Which lines run from the first one up to and including the one with "(972,602) -- cycle;"? Print exactly those.
---------- Raw data
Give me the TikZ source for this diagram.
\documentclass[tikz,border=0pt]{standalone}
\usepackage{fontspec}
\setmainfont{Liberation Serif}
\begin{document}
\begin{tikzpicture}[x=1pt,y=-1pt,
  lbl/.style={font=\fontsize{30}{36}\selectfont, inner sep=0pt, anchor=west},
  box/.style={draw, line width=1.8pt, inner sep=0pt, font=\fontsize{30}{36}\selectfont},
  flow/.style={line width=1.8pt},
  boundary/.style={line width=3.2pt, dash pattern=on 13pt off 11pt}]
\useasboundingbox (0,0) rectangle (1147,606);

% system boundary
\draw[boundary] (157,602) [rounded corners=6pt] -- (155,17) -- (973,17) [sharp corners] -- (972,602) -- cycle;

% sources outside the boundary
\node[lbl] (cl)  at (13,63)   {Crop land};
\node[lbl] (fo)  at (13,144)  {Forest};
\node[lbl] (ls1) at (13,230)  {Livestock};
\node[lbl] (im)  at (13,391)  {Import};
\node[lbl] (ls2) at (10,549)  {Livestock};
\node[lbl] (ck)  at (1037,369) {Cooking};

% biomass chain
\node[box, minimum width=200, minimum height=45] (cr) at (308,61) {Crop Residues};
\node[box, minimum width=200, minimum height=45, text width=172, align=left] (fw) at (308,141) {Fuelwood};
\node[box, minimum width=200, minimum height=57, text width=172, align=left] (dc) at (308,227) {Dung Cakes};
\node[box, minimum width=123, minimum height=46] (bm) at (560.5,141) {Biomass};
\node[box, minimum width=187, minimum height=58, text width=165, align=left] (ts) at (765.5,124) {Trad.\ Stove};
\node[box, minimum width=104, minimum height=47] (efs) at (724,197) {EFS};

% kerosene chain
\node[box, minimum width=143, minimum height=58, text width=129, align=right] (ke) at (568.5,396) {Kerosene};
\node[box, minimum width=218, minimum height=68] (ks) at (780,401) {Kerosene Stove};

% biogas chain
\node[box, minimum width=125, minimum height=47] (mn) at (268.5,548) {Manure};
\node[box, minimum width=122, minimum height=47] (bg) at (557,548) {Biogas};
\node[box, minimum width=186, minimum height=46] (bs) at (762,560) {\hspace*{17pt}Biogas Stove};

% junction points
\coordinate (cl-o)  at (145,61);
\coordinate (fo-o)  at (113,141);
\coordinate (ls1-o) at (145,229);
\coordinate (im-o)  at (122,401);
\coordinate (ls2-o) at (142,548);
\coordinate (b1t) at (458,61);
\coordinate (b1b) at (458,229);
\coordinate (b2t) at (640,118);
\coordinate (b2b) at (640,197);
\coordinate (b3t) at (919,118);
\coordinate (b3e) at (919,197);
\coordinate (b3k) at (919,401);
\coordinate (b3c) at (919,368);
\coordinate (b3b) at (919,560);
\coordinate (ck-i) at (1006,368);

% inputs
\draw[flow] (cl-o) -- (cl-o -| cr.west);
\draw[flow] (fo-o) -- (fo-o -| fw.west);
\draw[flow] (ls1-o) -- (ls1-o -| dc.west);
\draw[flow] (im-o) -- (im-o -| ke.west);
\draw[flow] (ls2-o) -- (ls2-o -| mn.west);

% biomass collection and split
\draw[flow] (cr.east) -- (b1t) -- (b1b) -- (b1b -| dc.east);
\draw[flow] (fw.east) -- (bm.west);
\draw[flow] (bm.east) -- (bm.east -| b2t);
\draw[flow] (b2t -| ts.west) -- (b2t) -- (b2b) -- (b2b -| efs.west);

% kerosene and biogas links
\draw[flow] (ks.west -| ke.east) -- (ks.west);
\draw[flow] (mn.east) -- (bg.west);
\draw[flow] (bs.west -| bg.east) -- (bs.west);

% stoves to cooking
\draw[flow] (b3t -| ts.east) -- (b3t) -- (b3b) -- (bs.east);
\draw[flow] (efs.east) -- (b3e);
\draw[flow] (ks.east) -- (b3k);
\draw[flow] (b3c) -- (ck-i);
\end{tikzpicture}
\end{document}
--------------------
**Expected answer:**
Give me the TikZ source for this diagram.
\documentclass[tikz,border=0pt]{standalone}
\usepackage{fontspec}
\setmainfont{Liberation Serif}
\begin{document}
\begin{tikzpicture}[x=1pt,y=-1pt,
  lbl/.style={font=\fontsize{30}{36}\selectfont, inner sep=0pt, anchor=west},
  box/.style={draw, line width=1.8pt, inner sep=0pt, font=\fontsize{30}{36}\selectfont},
  flow/.style={line width=1.8pt},
  boundary/.style={line width=3.2pt, dash pattern=on 13pt off 11pt}]
\useasboundingbox (0,0) rectangle (1147,606);

% system boundary
\draw[boundary] (157,602) [rounded corners=6pt] -- (155,17) -- (973,17) [sharp corners] -- (972,602) -- cycle;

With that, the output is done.